I don’t see any issue with an alderman saying he wants more families. That’s natural, kids are natural. The problem is saying “I want ONLY families, and cut that 300 unit building down to 80 units, and make it all 3 bedrooms”.
Fair enough, and maybe it isn't the case here, but Ordo is right, "family units" is a dog whistle for "less scary single people". It's also, as I said above, not the way the law works at least for professionals. For example, as a broker you aren't even allowed to say something like "JUST STEPS FROM THE TRAIN!" in a listing anymore because the word "STEPS" is considered discriminatory against handicapped people who can't walk. I know it sounds absurd, but this is very much how the law works and, as Ordo said, there is a LONG history of winks and nudges in real estate that resulted in generational segregation of poverty along race and other lines which is why we have laws like this to begin with.

Sure, they may not be saying "we want less single people", but a good litmus test as to whether something should be said is to replace the word in question with "white". If you change the sentence "we need more housing for families" to "we need more housing for whites", well, you get the picture...

And that's what they beat into you in RE continuing education these days; the language of anything you say about housing must be absolutely and totally neutral or you will eventually get sued.
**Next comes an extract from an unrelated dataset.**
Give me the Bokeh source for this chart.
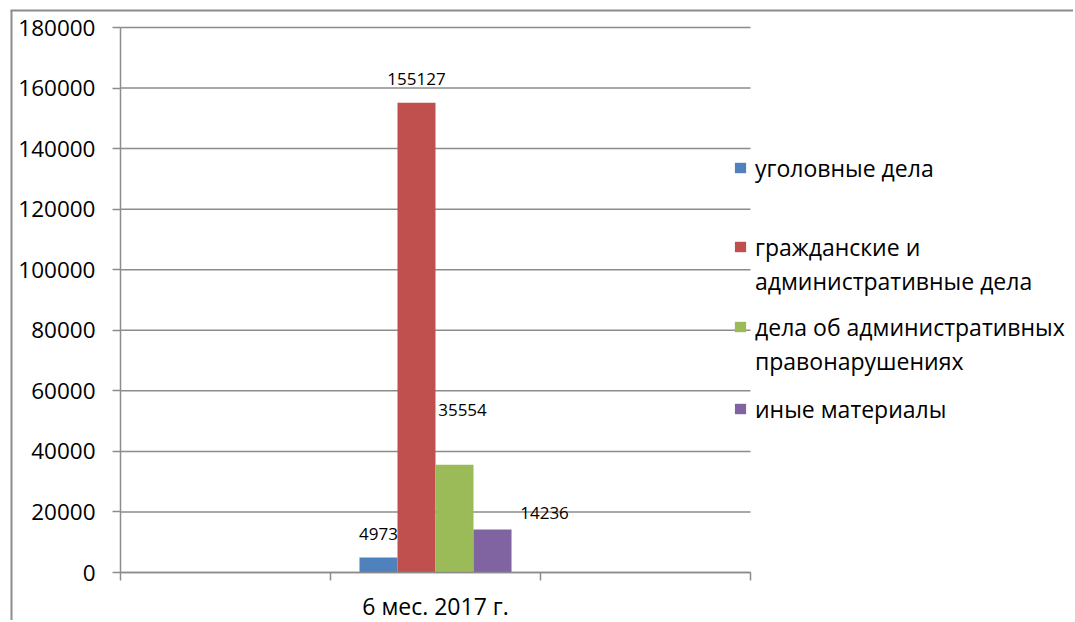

You do not go into describing the potential buyer, you don't say "close to hip bars and restaurants, perfect for the hip single young professional" or "right next to the park, perfect for famlies". You leave it at "close to the hottest bars and restaurants" or "right by the park". You are drilled to stick to only describing the property itself and the location in the most factual terms possible. Politicians would be wise to do the same. If you want larger units then shut your damned mouth about who you want to rent those units and stick with "we already have a ton of 1 and 2 bedroom units, could you include more larger units?"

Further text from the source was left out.